▸ **TASK DESCRIPTION**
Begin with the first line and repeat exactly through the line containing "5, 3.6, 2.5, 2, 1.2, 0.8, 0.5, 0.3, 0.2, 0]"; leave every image out.
::: SUPPLIED INFORMATION
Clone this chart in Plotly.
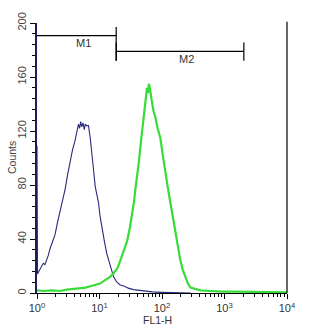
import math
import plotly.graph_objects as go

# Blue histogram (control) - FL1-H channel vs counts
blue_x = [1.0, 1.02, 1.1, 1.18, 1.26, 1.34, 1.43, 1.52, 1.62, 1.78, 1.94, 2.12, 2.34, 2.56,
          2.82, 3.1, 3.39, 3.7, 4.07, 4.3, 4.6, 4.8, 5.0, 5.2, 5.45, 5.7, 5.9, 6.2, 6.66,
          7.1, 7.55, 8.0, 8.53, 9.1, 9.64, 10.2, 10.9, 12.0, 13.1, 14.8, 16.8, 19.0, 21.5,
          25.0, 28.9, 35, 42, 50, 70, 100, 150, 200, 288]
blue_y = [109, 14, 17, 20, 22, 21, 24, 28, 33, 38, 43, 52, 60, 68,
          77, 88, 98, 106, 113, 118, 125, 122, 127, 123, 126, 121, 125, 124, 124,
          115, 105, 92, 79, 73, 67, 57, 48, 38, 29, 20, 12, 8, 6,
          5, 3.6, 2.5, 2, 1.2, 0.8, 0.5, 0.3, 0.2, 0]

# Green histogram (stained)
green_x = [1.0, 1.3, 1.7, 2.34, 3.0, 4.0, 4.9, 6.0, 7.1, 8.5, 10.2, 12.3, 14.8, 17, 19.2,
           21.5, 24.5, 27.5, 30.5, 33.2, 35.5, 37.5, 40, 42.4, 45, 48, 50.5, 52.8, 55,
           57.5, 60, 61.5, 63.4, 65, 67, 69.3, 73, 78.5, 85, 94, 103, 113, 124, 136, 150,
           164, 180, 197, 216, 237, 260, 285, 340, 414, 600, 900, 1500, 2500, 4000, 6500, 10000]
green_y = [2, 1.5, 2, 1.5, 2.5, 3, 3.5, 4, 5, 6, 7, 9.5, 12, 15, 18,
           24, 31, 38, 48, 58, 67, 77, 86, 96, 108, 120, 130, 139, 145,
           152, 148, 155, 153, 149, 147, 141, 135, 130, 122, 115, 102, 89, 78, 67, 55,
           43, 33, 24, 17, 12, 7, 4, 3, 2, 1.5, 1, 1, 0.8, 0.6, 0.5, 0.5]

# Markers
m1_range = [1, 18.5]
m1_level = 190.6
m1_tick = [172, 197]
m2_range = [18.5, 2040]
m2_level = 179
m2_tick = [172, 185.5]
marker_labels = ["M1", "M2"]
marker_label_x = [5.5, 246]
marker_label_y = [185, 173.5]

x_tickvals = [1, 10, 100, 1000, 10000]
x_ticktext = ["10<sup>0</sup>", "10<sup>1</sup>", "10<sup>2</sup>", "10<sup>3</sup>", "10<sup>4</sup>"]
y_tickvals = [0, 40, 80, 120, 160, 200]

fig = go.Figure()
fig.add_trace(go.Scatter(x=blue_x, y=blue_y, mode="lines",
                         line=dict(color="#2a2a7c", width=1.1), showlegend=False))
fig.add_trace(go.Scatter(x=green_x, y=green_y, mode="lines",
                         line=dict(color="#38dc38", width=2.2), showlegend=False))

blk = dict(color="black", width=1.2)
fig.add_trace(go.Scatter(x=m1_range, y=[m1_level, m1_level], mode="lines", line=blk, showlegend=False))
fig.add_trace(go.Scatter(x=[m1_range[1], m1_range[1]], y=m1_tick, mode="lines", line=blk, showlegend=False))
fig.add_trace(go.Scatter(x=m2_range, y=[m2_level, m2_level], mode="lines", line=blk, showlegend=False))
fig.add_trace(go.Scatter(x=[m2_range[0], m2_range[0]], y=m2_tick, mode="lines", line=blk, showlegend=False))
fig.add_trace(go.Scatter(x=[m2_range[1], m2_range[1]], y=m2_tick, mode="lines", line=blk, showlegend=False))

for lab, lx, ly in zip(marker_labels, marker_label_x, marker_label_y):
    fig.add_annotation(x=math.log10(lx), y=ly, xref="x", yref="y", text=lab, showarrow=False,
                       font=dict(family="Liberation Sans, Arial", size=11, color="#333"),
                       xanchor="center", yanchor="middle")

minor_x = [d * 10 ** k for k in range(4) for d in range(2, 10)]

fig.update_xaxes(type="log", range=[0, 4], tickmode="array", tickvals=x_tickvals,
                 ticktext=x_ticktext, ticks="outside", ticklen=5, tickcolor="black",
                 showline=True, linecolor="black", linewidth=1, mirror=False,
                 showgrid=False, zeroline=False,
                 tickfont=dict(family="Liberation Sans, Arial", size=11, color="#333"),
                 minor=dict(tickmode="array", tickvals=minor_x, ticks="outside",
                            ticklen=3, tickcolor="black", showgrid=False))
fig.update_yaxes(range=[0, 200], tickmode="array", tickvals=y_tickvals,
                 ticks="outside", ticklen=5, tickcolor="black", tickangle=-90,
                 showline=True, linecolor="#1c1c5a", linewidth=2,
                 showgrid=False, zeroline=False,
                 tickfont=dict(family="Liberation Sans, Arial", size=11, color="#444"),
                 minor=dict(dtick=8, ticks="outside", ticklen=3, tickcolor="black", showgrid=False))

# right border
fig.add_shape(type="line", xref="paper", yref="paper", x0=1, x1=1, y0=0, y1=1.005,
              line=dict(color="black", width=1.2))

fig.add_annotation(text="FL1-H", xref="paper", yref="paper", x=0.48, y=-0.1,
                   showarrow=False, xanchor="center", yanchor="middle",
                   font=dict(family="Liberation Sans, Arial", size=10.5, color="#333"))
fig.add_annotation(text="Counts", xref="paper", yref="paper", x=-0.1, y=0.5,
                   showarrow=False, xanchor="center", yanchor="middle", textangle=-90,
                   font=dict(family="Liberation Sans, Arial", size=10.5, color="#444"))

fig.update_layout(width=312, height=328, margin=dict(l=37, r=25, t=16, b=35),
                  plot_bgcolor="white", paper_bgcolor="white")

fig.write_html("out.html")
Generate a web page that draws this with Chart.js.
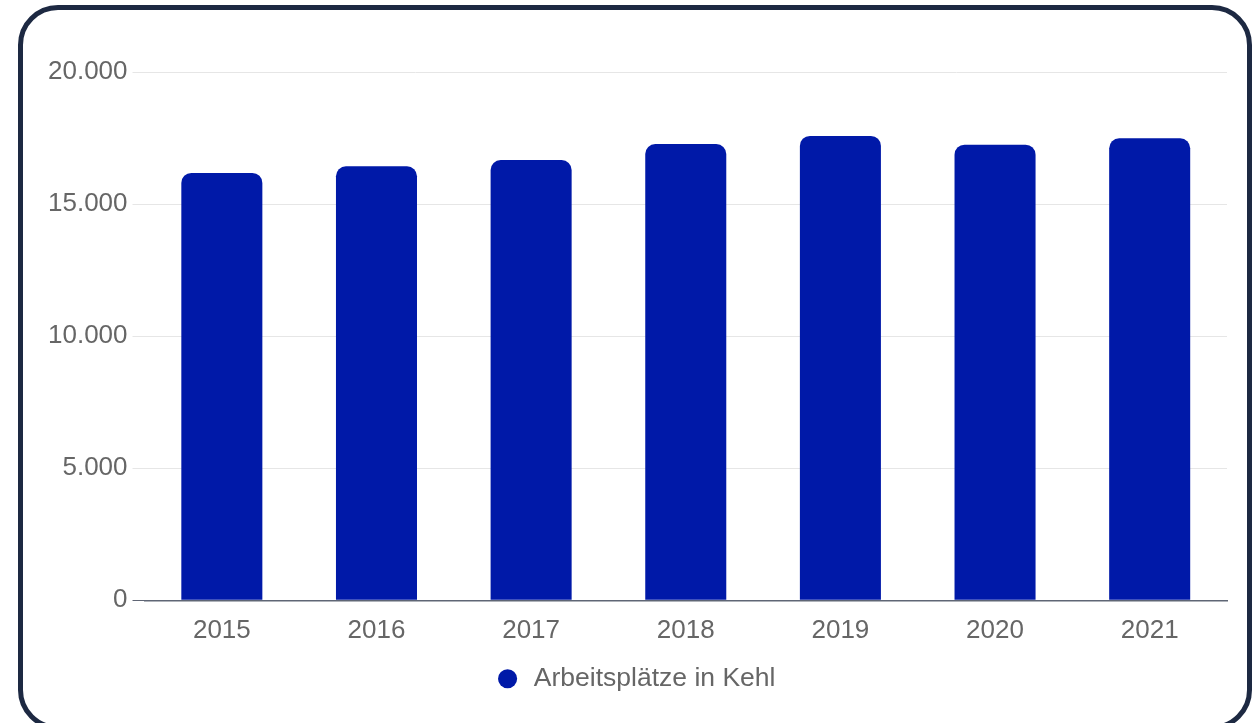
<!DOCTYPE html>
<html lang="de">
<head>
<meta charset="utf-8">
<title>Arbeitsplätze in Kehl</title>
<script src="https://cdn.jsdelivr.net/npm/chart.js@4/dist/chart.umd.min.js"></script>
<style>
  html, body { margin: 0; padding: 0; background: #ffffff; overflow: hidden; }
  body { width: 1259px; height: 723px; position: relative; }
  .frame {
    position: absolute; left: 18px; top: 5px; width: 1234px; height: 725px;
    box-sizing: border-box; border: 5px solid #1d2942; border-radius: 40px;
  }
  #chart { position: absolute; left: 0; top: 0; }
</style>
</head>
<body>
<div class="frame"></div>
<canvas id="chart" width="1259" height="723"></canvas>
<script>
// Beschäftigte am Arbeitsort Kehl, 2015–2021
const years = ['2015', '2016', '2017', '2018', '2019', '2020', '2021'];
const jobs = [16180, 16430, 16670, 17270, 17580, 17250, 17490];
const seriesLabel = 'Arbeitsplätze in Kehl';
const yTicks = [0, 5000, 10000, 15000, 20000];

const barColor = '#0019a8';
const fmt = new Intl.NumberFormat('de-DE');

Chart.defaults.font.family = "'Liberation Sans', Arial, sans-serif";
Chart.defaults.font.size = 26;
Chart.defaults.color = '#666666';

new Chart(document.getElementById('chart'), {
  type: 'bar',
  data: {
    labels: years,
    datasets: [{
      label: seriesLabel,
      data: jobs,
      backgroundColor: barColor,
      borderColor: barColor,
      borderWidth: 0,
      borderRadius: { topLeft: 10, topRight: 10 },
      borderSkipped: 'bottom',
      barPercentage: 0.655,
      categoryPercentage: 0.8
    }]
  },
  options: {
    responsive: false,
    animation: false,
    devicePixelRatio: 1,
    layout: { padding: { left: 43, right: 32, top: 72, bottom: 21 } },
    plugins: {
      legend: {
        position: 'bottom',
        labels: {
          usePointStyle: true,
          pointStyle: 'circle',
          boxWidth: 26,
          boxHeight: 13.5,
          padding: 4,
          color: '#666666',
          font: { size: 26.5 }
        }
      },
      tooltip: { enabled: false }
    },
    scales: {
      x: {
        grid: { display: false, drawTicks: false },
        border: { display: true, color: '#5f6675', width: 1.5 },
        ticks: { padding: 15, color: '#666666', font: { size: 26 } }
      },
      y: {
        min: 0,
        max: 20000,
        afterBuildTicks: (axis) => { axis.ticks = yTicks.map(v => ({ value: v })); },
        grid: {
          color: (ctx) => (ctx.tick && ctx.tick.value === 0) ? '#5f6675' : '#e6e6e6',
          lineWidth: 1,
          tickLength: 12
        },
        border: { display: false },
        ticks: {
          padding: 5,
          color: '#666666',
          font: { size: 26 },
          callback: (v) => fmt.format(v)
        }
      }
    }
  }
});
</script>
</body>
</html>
::::::
▸ **ANSWER IN FULL**
Clone this chart in Plotly.
import math
import plotly.graph_objects as go

# Blue histogram (control) - FL1-H channel vs counts
blue_x = [1.0, 1.02, 1.1, 1.18, 1.26, 1.34, 1.43, 1.52, 1.62, 1.78, 1.94, 2.12, 2.34, 2.56,
          2.82, 3.1, 3.39, 3.7, 4.07, 4.3, 4.6, 4.8, 5.0, 5.2, 5.45, 5.7, 5.9, 6.2, 6.66,
          7.1, 7.55, 8.0, 8.53, 9.1, 9.64, 10.2, 10.9, 12.0, 13.1, 14.8, 16.8, 19.0, 21.5,
          25.0, 28.9, 35, 42, 50, 70, 100, 150, 200, 288]
blue_y = [109, 14, 17, 20, 22, 21, 24, 28, 33, 38, 43, 52, 60, 68,
          77, 88, 98, 106, 113, 118, 125, 122, 127, 123, 126, 121, 125, 124, 124,
          115, 105, 92, 79, 73, 67, 57, 48, 38, 29, 20, 12, 8, 6,
          5, 3.6, 2.5, 2, 1.2, 0.8, 0.5, 0.3, 0.2, 0]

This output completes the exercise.